Querida galaxia, aquí seguimos
Un día como hoy, hace 46 años, el radiotelescopio de Arecibo, en Puerto Rico, emitía, en dirección al cúmulo de estrellas M13, un mensaje de 1679 bits que contenía información sobre la Tierra, los componentes del ADN humano, la población del planeta, los números del 1 al 10 y algunos otros datos escritos con unos y ceros. Un telegrama, en parámetros de volumen de información actuales, anunciando apenas que aquí estábamos. En estas casi cinco décadas, podría afirmarse que poco ha cambiado en los curiosos emisores de aquel tosco mensaje, salvo quizás en el acercarse sin prisa pero sin pausa a la posibilidad de no estar aquí el día en que acaso llegue una respuesta. Esperar una contestación, tomando en cuenta que nuestra carta llegará a destino dentro de 24.954 años (si por alguna razón pudiera adquirir la capacidad viajar a la velocidad de la luz), es una muestra de esa irrepetible mezcla de optimismo, poesía y ciencia que Carl Sagan convirtió en una convicción planetaria. "Estamos hechos de estrellas. Somos el vehículo para que el universo se conozca a sí mismo", explicaba en Cosmos, la serie estrenada en 1980, hace exactamente cuarenta años, que marcó a varias generaciones.

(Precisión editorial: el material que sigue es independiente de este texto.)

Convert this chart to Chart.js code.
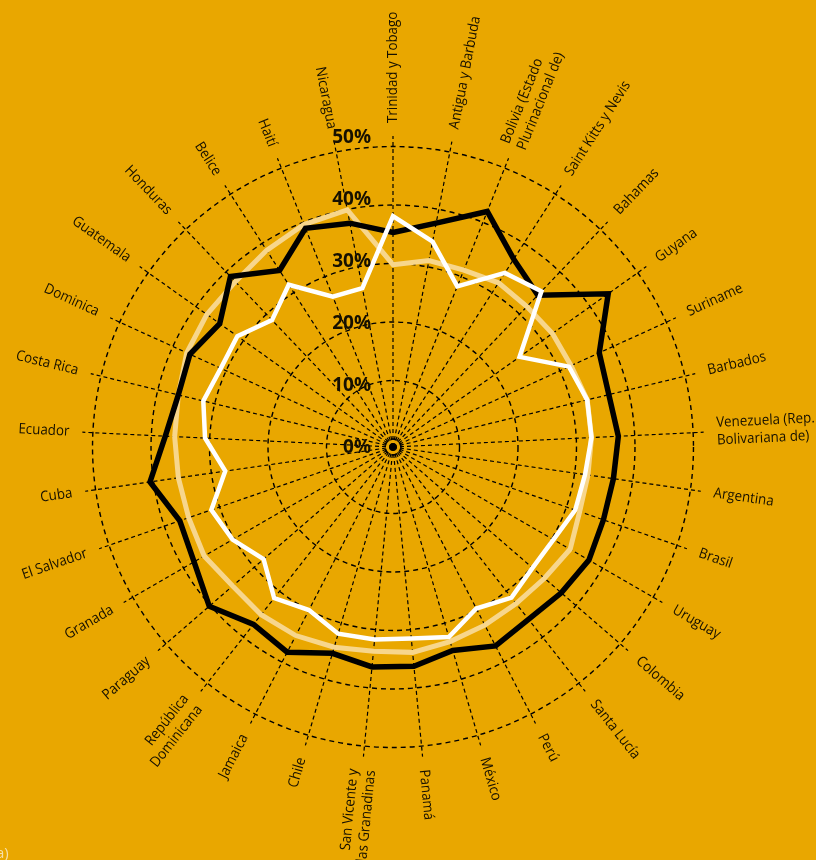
<!DOCTYPE html>
<html>
<head>
<meta charset="utf-8">
<script src="https://cdn.jsdelivr.net/npm/chart.js@4.4.1/dist/chart.umd.min.js"></script>
<style>
  html, body { margin: 0; padding: 0; background: #E9A700; overflow: hidden; }
  #wrap { position: relative; width: 816px; height: 860px; }
  canvas { position: absolute; left: 0; top: 0; }
  #note { position: absolute; left: -4px; top: 842px; font: 15px "Open Sans", sans-serif; color: #F6DFA8; }
</style>
</head>
<body>
<div id="wrap">
  <canvas id="c" width="816" height="860"></canvas>
  <div id="note">a)</div>
</div>
<script>
// Categories (clockwise from top)
const categories = [
  'Trinidad y Tobago', 'Antigua y Barbuda', ['Bolivia (Estado', 'Plurinacional de)'],
  'Saint Kitts y Nevis', 'Bahamas', 'Guyana', 'Suriname', 'Barbados',
  ['Venezuela (Rep.', 'Bolivariana de)'], 'Argentina', 'Brasil', 'Uruguay', 'Colombia',
  'Santa Lucía', 'Perú', 'México', 'Panamá', ['San Vicente y', 'las Granadinas'],
  'Chile', 'Jamaica', ['República', 'Dominicana'], 'Paraguay', 'Granada', 'El Salvador',
  'Cuba', 'Ecuador', 'Costa Rica', 'Dominica', 'Guatemala', 'Honduras', 'Belice',
  'Haití', 'Nicaragua'
];

// Series values (%)
const seriesBlack = [35.3, 37.6, 42.0, 36.8, 34.5, 43.8, 37.4, 36.6, 37.2, 36.7, 36.7,
  37.3, 36.7, 36.1, 36.9, 34.9, 36.3, 36.4, 35.4, 38.1, 37.2, 40.2, 37.9, 37.2, 40.6,
  37.6, 36.4, 36.8, 35.0, 38.9, 34.5, 38.9, 37.6];
const seriesPale = [29.8, 31.1, 31.2, 32.0, 31.8, 32.1, 32.1, 32.8, 32.6, 32.3, 32.4,
  33.6, 32.9, 32.7, 32.9, 33.3, 33.9, 33.7, 34.3, 34.9, 35.1, 34.9, 35.9, 35.6, 35.7,
  36.0, 36.4, 37.4, 37.7, 37.7, 38.6, 39.6, 39.9];
const seriesWhite = [38.1, 34.4, 28.2, 34.0, 35.4, 25.2, 31.7, 32.8, 32.6, 31.8, 31.6,
  30.3, 30.2, 31.4, 29.7, 32.5, 31.5, 31.7, 31.9, 30.0, 31.5, 27.9, 30.3, 31.5, 27.6,
  30.8, 32.0, 31.0, 31.3, 28.6, 31.6, 26.3, 26.3];

// Tick values (%)
const tickValues = [0, 10, 20, 30, 40, 50];

const INK = '#161000';

const labelPlugin = {
  id: 'radialLabels',
  afterDraw(chart) {
    const s = chart.scales.r;
    const ctx = chart.ctx;
    const rText = s.getDistanceFromCenterForValue(s.max) + 13;
    ctx.save();
    ctx.fillStyle = INK;
    ctx.textBaseline = 'middle';
    ctx.font = '14.5px "Open Sans", sans-serif';
    categories.forEach((lab, i) => {
      const a = s.getIndexAngle(i) - Math.PI / 2;
      const p = s.getPointPosition(i, rText);
      const lines = Array.isArray(lab) ? lab : [lab];
      const outward = Math.cos(a) > -1e-6;
      ctx.save();
      ctx.translate(p.x, p.y);
      ctx.rotate(outward ? a : a + Math.PI);
      ctx.scale(0.92, 1);
      ctx.textAlign = outward ? 'left' : 'right';
      const lh = 17.5;
      lines.forEach((ln, k) => ctx.fillText(ln, 0, (k - (lines.length - 1) / 2) * lh));
      ctx.restore();
    });
    // tick labels
    ctx.font = 'bold 19px "Open Sans", sans-serif';
    ctx.textAlign = 'right';
    const d0 = s.getDistanceFromCenterForValue(0);
    tickValues.forEach(v => {
      const d = (s.getDistanceFromCenterForValue(v) - d0) * 1.063;
      ctx.fillText(v + '%', s.xCenter - 22, s.yCenter - d + 1);
    });
    ctx.restore();
  }
};

new Chart(document.getElementById('c'), {
  type: 'radar',
  data: {
    labels: categories,
    datasets: [
      { data: seriesWhite, borderColor: '#FFFFFF', borderWidth: 4.5, order: 0 },
      { data: seriesBlack, borderColor: '#000000', borderWidth: 5.5, order: 1 },
      { data: seriesPale, borderColor: '#F7D68C', borderWidth: 5, order: 2 }
    ]
  },
  options: {
    responsive: false,
    devicePixelRatio: 1,
    animation: false,
    layout: { padding: 0 },
    elements: {
      line: { tension: 0, fill: false, borderJoinStyle: 'miter' },
      point: { radius: 0, hoverRadius: 0 }
    },
    plugins: { legend: { display: false }, tooltip: { enabled: false } },
    scales: {
      r: {
        min: -1.37,
        max: 51.8,
        startAngle: 0,
        afterBuildTicks(scale) {
          scale.ticks = tickValues.map(v => ({ value: v }));
        },
        afterFit(scale) {
          scale.xCenter = 393;
          scale.yCenter = 447;
          scale.drawingArea = 311;
        },
        ticks: { display: false },
        pointLabels: { display: false },
        grid: { circular: true, color: '#000000', lineWidth: 1.4 },
        border: { dash: [5, 4] },
        angleLines: { color: '#000000', lineWidth: 1.2, borderDash: [4, 3] }
      }
    }
  },
  plugins: [labelPlugin]
});
</script>
</body>
</html>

La operación por la que el universo se conocía a sí mismo en la pantalla era aleccionadora: ponía en perspectiva nuestra verdadera estatura en la vastedad de la materia y, a la vez, nos permitía maravillarnos con el accidente cósmico que posibilitaba emplear esa conciencia como "mariposas que aletean por un día y creen que es para siempre". La serie original (que puede verse en YouTube) también originó un memorable libro (que rastreo infructuosamente por librerías de viejo para tener un ejemplar en casa que ignoren mis hijos) y un regreso en 2014 a la pantalla en National Geographic, con recursos contemporáneos y la misma curiosidad, pero bastante menos lirismo, de la mano de la productora y guionista Ann Druyan, esposa y compañera de investigaciones de Sagan, y del astrónomo Neil de Grasse Tyson.
Incluso hoy, es impensable contemplar un mejor escritor que Sagan para presentarnos con justicia ante hipotéticas civilizaciones lejanas, sin esconder nuestras falencias ni exagerar nuestros logros (Ursula K. Le Guin acaso sería su mejor suplente). Tres años después del escueto mensaje estelar de Arecibo, en 1977, Sagan presidiría el comité de la NASA que preparó el disco dorado que viaja desde entonces a bordo de las sondas Voyager, llevando en su viaje de ida a los confines del universo conocido los sonidos e imágenes de nuestro "pálido punto azul". Allí están contenidos ejemplos salientes para esa época de nuestra cultura, idiomas, logros tecnológicos, medioambiente e expresiones artísticas (pero no "Here Comes the Sun", ya que EMI, la discográfica de los Beatles no dio su permiso: definición de diccionario de "estrechez de miras") ¿Qué hubiésemos cambiado en el catálogo si tuvieramos que registrar ese disco hoy? Suena a consigna de Twitter, lamentablemente.
La semana pasada, la NASA anunció que había restablecido el contacto perdido en marzo último con Voyager 2 al reparar una antena en Canberra, Australia, la única forma de enviar un mensaje al espacio profundo y recibir cuatro días después, tras surcar los 18.800 millones de kilómetros que hoy separan a la sonda de su planeta natal, un conmovedor y escueto "hola" de parte de la nave. Será porque las hermanas Voyager y yo tenemos casi la misma edad, y nuestras trayectorias –aunque disímiles– comenzaron en el mismo punto, o porque su silencio cósmico desde marzo coincide con la larga noche de la pandemia del coronavirus, pero no pude menos que sonreír al enterarme de que continuaban su viaje eterno, que su silencio era apenas un problema de señal. Alguien, allá afuera, ahora mismo, puede estar mirándonos, destapando finalmente esas botellas al mar sideral. "La ausencia de evidencia no es la evidencia de una ausencia", después de todo.